Thursday, November 8, 2012

Kyrsten Sinema and Pete Stark: A wash for non-believers

Kyrsten Sinema
As wonderful and progressive as the 2012 elections seemed to be, what with the election of the first openly gay senator, Tammy Baldwin, and the amazing victories for marriage equality in Maryland, Maine and Washington, as well as a rejection of those extreme candidates who would curb reproductive freedom in many races throughout the country, for atheists, Humanists and nonbelievers the election was kind of a wash.

Representative Pete Stark, Democrat from California, the only openly atheist United States Representative, lost his re-election bid to Democrat Eric Salwell. Salwell ran a smart campaign against Stark, and was helped when Stark claimed that Salwell had accepted bribes, an accusation Stark had to later retract. More than an atheist, Stark was a true progressive, and Salwell played to conservative voters to win his seat.

Meanwhile, in Arizona, Kyrsten Sinema seems ready to declare victory in her bid for a House seat against Vernon Wells, a Tea Party inspired Republican. I covered the Sinema/Parker race back in October and since then, if anything, the race has become more contentious. But as of this writing Sinema has a decent lead, and the Huffington Post has already published one article declaring Sinema the victor.

What's most interesting about both these races is how little the matter of Sinema and Stark's atheism or nonbelief has seemed to influence their elections. Sure, Stark's opponent Salwell brought up Stark's vote against "IN GOD WE TRUST" as our national motto, but that small moment paled against Stark's big misstep and Salwell's smart campaign strategies. As for Sinema, her race seemed to be about everything but her nonbelief, considering that she's openly bisexual, and has been branded a radical leftist by her opponent.

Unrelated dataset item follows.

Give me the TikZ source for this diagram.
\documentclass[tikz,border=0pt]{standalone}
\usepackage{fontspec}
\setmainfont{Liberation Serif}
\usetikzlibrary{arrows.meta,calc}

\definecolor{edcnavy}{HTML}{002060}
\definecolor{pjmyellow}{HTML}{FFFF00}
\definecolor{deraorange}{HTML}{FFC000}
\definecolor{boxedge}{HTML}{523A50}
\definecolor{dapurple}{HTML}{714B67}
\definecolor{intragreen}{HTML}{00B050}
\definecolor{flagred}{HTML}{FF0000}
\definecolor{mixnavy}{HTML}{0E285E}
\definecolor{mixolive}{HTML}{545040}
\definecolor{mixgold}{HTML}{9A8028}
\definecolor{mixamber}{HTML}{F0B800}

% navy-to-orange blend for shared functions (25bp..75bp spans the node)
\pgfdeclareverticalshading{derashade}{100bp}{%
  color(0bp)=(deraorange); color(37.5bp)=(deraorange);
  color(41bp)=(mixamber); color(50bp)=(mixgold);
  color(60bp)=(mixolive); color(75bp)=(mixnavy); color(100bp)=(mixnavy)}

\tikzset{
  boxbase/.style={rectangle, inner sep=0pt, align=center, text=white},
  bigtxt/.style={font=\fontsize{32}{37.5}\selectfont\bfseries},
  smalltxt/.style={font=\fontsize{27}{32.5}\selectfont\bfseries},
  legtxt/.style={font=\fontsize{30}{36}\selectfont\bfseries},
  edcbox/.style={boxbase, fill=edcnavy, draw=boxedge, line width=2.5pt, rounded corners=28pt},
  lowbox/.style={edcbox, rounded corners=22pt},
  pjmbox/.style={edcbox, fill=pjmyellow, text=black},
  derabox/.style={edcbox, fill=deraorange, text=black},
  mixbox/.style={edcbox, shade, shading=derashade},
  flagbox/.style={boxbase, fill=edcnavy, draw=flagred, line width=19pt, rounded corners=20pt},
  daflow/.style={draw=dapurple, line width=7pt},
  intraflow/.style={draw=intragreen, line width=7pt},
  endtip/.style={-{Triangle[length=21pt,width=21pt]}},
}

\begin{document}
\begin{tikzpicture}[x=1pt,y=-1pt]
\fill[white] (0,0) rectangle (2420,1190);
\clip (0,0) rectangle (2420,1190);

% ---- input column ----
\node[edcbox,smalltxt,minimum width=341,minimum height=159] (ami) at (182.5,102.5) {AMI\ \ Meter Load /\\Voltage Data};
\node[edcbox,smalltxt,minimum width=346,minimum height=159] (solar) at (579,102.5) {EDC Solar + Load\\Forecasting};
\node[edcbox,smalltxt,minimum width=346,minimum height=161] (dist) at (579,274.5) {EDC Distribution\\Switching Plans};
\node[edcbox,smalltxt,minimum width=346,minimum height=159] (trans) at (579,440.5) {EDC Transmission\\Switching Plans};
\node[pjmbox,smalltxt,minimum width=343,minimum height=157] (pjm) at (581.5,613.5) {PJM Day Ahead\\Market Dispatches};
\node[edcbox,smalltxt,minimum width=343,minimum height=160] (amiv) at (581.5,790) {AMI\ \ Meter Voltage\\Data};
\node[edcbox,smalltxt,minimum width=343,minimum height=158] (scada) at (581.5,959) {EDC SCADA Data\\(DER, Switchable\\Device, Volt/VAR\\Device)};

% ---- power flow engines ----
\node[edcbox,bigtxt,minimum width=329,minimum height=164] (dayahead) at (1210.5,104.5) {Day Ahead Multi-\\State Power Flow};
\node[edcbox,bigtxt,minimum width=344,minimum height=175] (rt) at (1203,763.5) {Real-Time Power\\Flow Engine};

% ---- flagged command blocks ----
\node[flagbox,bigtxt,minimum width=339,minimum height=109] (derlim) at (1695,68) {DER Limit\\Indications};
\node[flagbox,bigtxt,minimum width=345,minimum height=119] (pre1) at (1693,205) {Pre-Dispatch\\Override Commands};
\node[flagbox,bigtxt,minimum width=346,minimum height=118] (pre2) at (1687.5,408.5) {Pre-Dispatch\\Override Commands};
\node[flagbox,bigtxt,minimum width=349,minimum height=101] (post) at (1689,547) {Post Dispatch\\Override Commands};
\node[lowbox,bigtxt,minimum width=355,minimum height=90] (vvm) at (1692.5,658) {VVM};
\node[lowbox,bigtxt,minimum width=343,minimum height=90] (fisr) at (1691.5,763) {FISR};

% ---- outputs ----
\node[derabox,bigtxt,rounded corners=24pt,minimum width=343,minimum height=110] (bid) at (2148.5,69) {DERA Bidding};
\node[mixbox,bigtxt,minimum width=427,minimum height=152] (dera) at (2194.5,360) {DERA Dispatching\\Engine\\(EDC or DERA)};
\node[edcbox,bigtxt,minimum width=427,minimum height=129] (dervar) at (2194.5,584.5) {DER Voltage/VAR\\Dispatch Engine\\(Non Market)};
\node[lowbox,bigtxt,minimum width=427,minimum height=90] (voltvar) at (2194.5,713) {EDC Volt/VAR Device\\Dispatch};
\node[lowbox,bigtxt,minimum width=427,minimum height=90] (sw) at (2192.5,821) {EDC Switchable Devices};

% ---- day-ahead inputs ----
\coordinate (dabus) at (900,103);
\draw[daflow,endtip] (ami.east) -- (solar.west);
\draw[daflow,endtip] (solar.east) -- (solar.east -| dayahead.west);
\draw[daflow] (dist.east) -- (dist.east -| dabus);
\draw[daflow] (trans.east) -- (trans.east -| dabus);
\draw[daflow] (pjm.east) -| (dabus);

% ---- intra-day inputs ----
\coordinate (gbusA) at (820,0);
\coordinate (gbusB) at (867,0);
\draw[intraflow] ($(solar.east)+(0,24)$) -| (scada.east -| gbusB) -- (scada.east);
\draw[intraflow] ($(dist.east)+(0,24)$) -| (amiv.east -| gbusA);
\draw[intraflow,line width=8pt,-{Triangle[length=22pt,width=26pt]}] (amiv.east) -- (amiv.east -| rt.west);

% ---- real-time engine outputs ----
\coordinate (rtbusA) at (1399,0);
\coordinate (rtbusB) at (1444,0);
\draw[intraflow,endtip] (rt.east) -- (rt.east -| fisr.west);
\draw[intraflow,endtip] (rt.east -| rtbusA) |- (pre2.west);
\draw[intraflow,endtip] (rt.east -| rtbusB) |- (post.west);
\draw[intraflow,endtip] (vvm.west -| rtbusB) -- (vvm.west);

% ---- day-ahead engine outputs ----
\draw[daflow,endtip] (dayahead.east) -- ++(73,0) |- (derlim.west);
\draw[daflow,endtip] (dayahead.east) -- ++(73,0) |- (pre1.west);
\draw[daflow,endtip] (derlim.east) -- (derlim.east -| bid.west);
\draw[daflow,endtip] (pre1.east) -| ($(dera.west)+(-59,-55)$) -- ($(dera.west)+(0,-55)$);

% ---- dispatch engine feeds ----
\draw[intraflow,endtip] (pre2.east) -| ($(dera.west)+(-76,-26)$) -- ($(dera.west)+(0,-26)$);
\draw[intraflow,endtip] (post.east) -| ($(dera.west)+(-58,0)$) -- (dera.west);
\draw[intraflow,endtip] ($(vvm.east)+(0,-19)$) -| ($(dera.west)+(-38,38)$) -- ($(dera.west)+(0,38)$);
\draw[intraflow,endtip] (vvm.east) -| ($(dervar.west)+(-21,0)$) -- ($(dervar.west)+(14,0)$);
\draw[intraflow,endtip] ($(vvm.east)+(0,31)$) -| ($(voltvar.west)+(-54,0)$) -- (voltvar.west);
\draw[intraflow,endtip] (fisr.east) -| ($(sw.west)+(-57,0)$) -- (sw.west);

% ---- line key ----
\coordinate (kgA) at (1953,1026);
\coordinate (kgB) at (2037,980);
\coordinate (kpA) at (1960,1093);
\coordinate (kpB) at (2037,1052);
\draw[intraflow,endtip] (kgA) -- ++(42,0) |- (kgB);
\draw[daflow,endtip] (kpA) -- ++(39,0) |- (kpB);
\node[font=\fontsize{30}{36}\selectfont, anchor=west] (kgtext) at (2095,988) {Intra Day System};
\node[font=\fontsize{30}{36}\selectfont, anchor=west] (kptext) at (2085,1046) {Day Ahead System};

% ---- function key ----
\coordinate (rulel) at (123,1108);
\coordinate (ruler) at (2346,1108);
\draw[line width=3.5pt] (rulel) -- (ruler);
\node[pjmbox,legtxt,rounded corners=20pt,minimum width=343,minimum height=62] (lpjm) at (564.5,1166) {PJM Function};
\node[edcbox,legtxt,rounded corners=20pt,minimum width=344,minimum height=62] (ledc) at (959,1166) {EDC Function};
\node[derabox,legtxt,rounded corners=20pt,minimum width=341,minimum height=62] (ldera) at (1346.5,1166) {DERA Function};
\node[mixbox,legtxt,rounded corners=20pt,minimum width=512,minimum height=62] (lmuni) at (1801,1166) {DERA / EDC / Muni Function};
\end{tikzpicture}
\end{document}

It's time for atheists and Humanists to stop pretending that atheists can't get elected to public office. It's a non-issue to most voters as long as a candidates policy positions are thought out, within the mainstream and realistic. We need to put ourselves out there, run some campaigns, learn from the successes as well as the failures, and start making history.

1 comment:

  1. I would just add that the atheists already holding seats need to come out of the closet.